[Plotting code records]
* START *

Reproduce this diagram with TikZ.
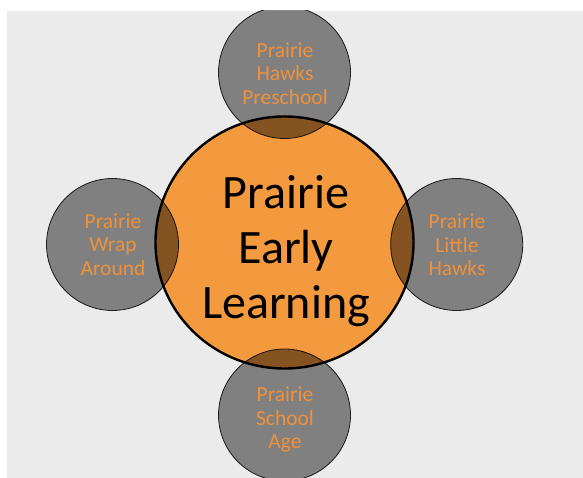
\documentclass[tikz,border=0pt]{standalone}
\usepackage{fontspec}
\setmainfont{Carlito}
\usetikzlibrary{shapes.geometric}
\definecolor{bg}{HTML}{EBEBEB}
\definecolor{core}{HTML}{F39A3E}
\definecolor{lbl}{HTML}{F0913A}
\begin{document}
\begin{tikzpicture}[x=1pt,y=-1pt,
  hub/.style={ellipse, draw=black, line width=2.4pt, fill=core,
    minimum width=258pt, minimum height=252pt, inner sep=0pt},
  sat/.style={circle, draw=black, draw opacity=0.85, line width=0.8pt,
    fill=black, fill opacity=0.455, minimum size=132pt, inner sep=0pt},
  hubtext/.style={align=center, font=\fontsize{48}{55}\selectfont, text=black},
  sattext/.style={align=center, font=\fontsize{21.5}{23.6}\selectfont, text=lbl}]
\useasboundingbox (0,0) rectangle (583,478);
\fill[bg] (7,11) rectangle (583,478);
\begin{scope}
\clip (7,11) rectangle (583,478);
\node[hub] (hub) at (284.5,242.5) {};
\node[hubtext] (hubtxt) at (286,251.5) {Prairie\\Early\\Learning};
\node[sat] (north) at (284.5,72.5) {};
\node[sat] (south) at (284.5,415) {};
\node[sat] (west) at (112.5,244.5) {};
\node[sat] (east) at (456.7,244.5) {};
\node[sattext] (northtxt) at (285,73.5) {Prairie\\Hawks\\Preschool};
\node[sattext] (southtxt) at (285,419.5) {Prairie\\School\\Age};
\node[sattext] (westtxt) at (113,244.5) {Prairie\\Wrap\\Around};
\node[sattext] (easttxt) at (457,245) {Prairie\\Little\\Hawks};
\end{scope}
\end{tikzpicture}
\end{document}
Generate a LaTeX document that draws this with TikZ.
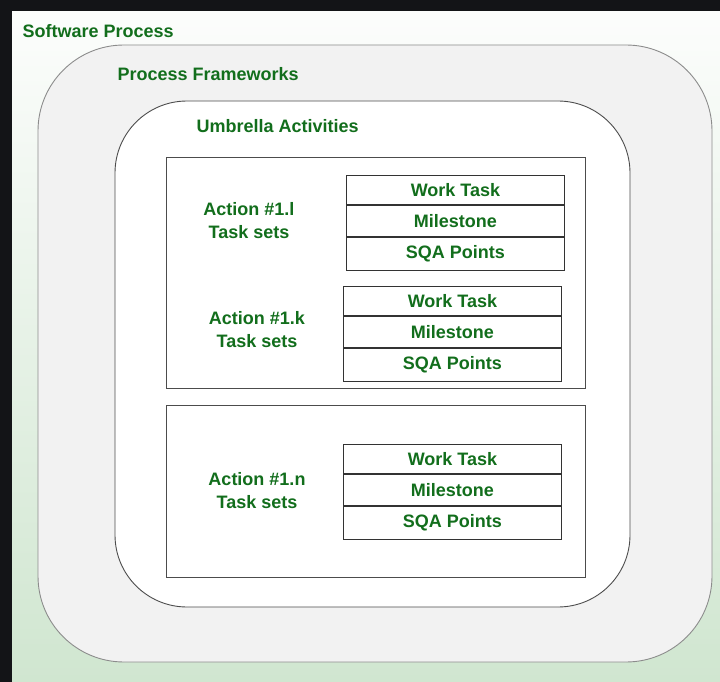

* END *

Print all the records again exactly; do not include any picture.

Reproduce this diagram with TikZ.
\documentclass[tikz,border=0pt]{standalone}
\usepackage{fontspec}
\setmainfont{Carlito}
\usetikzlibrary{shapes.geometric}
\definecolor{bg}{HTML}{EBEBEB}
\definecolor{core}{HTML}{F39A3E}
\definecolor{lbl}{HTML}{F0913A}
\begin{document}
\begin{tikzpicture}[x=1pt,y=-1pt,
  hub/.style={ellipse, draw=black, line width=2.4pt, fill=core,
    minimum width=258pt, minimum height=252pt, inner sep=0pt},
  sat/.style={circle, draw=black, draw opacity=0.85, line width=0.8pt,
    fill=black, fill opacity=0.455, minimum size=132pt, inner sep=0pt},
  hubtext/.style={align=center, font=\fontsize{48}{55}\selectfont, text=black},
  sattext/.style={align=center, font=\fontsize{21.5}{23.6}\selectfont, text=lbl}]
\useasboundingbox (0,0) rectangle (583,478);
\fill[bg] (7,11) rectangle (583,478);
\begin{scope}
\clip (7,11) rectangle (583,478);
\node[hub] (hub) at (284.5,242.5) {};
\node[hubtext] (hubtxt) at (286,251.5) {Prairie\\Early\\Learning};
\node[sat] (north) at (284.5,72.5) {};
\node[sat] (south) at (284.5,415) {};
\node[sat] (west) at (112.5,244.5) {};
\node[sat] (east) at (456.7,244.5) {};
\node[sattext] (northtxt) at (285,73.5) {Prairie\\Hawks\\Preschool};
\node[sattext] (southtxt) at (285,419.5) {Prairie\\School\\Age};
\node[sattext] (westtxt) at (113,244.5) {Prairie\\Wrap\\Around};
\node[sattext] (easttxt) at (457,245) {Prairie\\Little\\Hawks};
\end{scope}
\end{tikzpicture}
\end{document}
Generate a LaTeX document that draws this with TikZ.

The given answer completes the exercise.